--- Exercise description ---
The answer is a single number: how many lines hold the string "with".
• • • • •
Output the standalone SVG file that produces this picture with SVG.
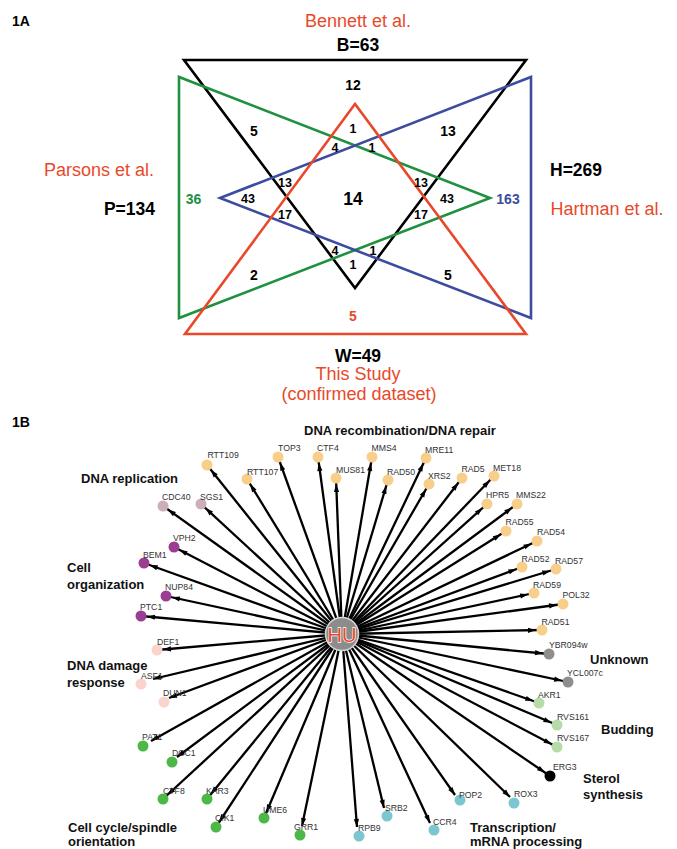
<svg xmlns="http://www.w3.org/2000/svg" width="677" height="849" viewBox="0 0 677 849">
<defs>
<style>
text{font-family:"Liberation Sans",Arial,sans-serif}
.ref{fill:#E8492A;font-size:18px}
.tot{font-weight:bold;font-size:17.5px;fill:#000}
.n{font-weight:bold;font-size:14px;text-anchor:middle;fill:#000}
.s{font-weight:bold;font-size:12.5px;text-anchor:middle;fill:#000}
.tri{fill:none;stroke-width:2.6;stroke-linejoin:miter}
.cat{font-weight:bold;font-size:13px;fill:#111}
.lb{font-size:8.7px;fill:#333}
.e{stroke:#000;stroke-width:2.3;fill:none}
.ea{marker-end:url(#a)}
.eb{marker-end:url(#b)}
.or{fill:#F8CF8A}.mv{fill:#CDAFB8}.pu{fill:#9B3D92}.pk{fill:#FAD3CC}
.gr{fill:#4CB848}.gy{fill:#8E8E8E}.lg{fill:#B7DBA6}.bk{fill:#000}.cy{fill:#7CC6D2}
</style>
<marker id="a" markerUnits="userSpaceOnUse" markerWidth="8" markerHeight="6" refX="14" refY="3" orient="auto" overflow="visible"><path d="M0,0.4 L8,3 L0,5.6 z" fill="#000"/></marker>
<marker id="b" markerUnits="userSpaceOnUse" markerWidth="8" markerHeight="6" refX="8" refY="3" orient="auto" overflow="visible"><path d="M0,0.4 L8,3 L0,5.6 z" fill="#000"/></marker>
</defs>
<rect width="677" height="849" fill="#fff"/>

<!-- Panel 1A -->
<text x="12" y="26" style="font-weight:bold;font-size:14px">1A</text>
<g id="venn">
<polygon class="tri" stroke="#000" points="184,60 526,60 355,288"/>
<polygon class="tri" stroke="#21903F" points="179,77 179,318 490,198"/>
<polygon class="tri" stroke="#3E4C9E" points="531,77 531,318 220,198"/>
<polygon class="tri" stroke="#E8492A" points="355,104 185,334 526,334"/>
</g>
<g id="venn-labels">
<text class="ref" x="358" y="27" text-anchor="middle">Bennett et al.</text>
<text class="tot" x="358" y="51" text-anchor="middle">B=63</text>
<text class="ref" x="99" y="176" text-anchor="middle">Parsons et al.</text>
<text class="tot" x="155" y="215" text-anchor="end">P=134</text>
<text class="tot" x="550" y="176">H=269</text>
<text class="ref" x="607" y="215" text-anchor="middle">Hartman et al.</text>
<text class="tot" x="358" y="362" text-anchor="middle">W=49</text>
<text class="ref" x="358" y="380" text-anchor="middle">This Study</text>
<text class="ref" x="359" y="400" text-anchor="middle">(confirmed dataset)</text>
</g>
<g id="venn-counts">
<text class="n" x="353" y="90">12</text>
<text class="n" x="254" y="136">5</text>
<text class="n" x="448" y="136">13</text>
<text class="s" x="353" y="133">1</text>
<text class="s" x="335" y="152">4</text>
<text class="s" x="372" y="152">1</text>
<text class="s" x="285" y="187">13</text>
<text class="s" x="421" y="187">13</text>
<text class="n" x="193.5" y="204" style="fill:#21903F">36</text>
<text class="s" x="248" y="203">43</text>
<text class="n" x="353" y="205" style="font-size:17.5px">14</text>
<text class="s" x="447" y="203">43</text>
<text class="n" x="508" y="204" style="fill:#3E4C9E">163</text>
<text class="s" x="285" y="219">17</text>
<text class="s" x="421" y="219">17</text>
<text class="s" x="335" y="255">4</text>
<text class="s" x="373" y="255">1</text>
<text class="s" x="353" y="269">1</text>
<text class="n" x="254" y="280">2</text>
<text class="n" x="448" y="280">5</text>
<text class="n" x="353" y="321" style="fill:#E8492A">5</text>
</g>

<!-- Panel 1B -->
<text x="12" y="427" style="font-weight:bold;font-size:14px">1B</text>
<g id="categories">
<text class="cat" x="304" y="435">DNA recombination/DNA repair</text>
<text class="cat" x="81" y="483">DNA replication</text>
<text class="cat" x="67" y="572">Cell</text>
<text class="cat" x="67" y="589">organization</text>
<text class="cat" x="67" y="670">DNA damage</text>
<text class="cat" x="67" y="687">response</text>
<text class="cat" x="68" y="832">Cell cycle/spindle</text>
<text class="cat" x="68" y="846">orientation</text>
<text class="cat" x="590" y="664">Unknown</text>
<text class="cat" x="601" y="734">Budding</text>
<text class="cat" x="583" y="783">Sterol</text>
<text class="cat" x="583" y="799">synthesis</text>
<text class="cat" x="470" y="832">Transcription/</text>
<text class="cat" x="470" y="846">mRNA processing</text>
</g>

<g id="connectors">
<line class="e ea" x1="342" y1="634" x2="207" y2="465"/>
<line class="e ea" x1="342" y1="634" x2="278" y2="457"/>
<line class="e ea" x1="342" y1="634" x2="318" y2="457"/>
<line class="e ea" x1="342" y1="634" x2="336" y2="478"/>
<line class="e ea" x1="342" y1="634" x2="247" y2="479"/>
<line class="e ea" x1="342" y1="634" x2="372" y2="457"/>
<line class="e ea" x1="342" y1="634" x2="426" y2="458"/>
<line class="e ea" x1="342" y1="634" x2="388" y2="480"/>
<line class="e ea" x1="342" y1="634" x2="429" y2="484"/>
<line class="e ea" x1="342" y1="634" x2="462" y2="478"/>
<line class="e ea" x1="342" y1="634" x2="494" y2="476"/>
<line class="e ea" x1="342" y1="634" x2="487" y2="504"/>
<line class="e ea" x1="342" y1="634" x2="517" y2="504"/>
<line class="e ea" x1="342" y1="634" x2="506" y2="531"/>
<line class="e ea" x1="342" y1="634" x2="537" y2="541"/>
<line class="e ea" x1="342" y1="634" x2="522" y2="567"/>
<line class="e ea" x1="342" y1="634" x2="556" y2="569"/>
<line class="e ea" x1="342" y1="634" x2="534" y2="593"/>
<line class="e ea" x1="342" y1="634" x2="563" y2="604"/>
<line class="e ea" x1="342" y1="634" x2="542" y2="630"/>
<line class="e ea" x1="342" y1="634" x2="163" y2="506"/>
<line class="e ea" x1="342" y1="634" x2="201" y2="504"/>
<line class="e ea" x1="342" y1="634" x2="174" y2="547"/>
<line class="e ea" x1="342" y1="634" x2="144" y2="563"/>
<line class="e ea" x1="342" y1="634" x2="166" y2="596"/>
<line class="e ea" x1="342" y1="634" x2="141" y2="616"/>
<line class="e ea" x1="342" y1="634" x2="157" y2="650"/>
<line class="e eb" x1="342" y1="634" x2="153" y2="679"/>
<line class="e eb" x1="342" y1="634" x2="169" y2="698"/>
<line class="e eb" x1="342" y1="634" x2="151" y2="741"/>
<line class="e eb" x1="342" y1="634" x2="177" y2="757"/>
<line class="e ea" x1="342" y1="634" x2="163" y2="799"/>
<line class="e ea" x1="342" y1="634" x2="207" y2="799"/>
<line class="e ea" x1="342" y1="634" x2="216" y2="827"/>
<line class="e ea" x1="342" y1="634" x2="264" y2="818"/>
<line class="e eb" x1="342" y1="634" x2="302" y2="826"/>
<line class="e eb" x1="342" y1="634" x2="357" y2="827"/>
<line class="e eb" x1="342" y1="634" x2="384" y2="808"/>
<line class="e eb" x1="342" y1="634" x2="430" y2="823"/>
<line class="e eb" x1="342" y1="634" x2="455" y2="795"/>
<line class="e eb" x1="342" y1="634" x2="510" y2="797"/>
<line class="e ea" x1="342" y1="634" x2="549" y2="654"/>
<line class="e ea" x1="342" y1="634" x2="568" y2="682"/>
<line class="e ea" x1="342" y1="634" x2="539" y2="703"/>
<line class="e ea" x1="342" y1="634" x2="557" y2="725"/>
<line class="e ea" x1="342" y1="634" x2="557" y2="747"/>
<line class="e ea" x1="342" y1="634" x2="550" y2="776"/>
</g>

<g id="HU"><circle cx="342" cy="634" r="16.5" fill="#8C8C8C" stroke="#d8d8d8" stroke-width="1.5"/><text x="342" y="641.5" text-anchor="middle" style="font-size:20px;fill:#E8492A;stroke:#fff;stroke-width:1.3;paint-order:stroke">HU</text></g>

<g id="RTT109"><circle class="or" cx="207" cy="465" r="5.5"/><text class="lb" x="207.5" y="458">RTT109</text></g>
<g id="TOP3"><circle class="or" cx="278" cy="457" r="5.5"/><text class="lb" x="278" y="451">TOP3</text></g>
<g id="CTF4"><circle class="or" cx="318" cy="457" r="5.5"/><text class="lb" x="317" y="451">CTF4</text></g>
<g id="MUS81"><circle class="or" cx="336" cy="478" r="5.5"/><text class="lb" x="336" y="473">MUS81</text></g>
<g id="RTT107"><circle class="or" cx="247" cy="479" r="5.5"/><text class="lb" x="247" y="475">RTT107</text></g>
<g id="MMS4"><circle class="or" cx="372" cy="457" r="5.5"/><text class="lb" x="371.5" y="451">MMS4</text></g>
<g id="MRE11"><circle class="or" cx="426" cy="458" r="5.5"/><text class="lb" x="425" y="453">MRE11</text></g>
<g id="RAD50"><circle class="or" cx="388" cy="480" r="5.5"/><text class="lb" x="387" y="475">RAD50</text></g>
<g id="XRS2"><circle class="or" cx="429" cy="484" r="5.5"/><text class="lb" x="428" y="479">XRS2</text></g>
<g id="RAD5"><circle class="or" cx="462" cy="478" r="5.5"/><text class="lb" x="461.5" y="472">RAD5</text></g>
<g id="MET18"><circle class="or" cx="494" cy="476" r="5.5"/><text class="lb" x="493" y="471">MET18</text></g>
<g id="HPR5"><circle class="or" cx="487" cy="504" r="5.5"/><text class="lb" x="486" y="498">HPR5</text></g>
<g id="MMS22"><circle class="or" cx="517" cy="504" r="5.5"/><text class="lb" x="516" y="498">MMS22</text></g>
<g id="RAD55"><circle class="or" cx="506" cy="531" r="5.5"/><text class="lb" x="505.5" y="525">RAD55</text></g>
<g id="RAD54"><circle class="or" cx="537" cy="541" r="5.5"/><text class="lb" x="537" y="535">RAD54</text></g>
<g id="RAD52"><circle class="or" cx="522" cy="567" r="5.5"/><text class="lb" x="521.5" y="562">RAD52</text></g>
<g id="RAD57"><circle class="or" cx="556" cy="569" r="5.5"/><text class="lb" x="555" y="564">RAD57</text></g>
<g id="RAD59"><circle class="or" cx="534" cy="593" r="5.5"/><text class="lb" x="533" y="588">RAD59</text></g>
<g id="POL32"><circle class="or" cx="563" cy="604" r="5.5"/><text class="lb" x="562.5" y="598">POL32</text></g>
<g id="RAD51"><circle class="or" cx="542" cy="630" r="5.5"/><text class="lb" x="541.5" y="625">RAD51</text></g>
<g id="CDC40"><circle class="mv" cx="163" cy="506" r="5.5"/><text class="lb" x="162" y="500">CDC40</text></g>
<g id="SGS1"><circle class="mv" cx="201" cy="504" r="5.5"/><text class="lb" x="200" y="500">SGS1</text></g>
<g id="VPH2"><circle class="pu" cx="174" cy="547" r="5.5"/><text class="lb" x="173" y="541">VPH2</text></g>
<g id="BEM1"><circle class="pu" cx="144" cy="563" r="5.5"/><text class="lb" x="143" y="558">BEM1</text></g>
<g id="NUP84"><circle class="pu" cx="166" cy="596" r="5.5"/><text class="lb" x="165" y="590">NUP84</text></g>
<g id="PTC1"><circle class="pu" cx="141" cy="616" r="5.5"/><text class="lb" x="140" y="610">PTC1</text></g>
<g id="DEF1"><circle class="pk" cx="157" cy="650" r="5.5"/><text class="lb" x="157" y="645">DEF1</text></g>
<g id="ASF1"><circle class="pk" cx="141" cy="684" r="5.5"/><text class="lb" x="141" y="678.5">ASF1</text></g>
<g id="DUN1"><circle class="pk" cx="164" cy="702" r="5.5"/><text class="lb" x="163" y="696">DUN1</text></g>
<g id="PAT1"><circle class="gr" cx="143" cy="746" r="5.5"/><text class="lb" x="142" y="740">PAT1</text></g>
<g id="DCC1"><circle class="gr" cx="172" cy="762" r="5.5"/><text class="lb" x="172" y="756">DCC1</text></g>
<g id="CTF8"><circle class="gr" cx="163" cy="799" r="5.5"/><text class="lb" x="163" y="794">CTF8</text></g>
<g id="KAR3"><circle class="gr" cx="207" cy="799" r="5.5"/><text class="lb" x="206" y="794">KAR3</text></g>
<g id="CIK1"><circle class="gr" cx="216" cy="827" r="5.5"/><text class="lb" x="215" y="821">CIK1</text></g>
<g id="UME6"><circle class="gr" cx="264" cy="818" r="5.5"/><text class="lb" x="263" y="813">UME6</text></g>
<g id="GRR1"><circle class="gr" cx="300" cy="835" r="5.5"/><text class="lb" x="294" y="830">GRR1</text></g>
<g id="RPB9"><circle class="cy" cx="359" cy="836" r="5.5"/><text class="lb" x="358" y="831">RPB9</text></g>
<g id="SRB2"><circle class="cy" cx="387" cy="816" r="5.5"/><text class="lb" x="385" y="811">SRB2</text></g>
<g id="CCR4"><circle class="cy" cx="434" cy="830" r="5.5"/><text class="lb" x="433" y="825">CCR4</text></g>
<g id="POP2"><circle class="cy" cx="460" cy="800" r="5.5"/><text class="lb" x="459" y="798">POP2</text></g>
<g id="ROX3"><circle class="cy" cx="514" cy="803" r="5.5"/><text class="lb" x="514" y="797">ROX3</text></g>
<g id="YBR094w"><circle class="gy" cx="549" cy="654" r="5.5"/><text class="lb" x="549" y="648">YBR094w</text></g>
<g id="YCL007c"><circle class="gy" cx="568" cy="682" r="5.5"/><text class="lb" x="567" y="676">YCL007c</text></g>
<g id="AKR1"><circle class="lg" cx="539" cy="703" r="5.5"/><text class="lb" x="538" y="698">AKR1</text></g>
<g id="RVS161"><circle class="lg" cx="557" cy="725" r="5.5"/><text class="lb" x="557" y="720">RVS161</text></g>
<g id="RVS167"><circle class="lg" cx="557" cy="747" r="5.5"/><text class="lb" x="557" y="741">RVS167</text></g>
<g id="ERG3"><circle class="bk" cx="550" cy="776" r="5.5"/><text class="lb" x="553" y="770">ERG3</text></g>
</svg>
• • • • •
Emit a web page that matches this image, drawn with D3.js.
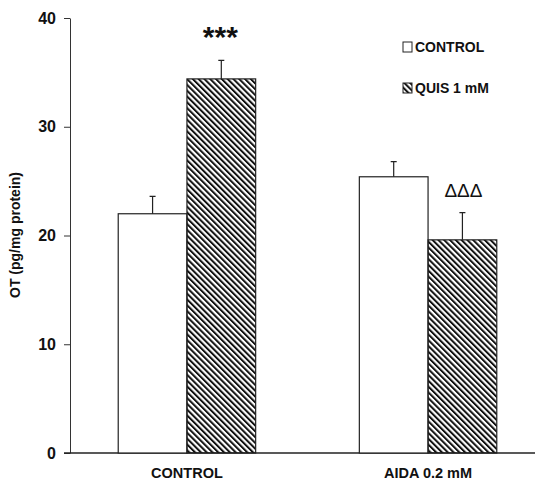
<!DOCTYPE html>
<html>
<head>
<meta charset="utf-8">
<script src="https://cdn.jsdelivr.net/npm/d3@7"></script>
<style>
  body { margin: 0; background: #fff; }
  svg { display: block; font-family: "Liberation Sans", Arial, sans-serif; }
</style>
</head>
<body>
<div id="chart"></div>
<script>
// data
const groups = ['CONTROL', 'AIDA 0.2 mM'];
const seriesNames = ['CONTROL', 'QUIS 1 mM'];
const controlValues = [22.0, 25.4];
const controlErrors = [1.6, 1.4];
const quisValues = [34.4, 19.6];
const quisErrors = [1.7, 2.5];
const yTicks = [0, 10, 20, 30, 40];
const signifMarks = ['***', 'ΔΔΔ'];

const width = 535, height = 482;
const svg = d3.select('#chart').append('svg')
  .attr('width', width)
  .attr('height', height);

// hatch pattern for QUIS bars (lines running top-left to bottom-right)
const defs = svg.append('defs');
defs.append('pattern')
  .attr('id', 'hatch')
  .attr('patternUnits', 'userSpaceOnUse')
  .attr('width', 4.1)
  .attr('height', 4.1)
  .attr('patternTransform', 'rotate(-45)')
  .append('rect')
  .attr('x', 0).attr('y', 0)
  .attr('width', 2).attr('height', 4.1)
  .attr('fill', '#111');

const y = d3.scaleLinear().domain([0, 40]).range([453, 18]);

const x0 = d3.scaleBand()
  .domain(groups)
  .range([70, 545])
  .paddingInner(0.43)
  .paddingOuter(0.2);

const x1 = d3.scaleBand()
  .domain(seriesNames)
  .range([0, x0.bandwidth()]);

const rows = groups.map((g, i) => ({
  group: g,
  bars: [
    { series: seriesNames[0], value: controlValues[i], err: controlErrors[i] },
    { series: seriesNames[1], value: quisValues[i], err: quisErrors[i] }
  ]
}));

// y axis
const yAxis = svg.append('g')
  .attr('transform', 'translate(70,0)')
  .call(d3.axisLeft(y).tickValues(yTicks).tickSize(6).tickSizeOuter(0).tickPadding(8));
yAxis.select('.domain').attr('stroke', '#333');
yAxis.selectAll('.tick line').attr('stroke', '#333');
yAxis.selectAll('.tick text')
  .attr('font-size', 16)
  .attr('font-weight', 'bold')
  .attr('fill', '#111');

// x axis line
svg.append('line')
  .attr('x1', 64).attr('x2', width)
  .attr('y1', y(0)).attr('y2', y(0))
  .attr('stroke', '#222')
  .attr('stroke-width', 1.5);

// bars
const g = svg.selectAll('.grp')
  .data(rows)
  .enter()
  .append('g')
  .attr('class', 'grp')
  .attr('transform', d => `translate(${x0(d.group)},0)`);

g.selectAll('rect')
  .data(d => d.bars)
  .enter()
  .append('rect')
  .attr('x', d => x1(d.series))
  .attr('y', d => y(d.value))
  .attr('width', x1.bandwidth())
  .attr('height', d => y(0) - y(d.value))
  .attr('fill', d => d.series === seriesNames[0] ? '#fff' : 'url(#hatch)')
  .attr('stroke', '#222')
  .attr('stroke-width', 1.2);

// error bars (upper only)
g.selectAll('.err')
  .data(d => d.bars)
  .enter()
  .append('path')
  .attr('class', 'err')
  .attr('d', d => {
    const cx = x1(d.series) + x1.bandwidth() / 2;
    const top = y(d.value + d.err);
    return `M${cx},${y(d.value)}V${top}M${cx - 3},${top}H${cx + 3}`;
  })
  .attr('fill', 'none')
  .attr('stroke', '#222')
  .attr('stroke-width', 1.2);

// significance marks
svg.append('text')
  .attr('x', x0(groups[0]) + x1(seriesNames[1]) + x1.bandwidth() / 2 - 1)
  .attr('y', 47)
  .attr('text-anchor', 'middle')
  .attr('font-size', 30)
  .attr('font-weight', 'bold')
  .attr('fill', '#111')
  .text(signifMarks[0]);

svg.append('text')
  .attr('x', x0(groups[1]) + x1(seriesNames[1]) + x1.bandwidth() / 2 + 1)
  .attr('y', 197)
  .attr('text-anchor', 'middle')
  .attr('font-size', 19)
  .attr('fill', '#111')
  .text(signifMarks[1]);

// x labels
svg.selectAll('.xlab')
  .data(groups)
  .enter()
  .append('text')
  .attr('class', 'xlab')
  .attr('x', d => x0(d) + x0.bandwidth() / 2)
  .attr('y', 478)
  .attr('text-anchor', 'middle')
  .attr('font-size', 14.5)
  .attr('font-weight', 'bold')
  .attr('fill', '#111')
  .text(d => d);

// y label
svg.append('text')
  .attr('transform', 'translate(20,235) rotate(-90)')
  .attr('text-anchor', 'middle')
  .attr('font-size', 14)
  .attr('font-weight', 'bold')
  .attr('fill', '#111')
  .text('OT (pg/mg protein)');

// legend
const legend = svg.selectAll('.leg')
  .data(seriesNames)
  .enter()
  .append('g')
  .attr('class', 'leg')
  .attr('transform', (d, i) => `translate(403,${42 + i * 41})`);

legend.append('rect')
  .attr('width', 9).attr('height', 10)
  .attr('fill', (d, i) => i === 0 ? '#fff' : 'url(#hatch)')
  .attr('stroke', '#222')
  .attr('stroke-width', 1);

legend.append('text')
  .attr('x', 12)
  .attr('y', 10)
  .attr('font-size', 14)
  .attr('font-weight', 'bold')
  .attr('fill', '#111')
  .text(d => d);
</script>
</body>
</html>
• • • • •
--- Final result ---
2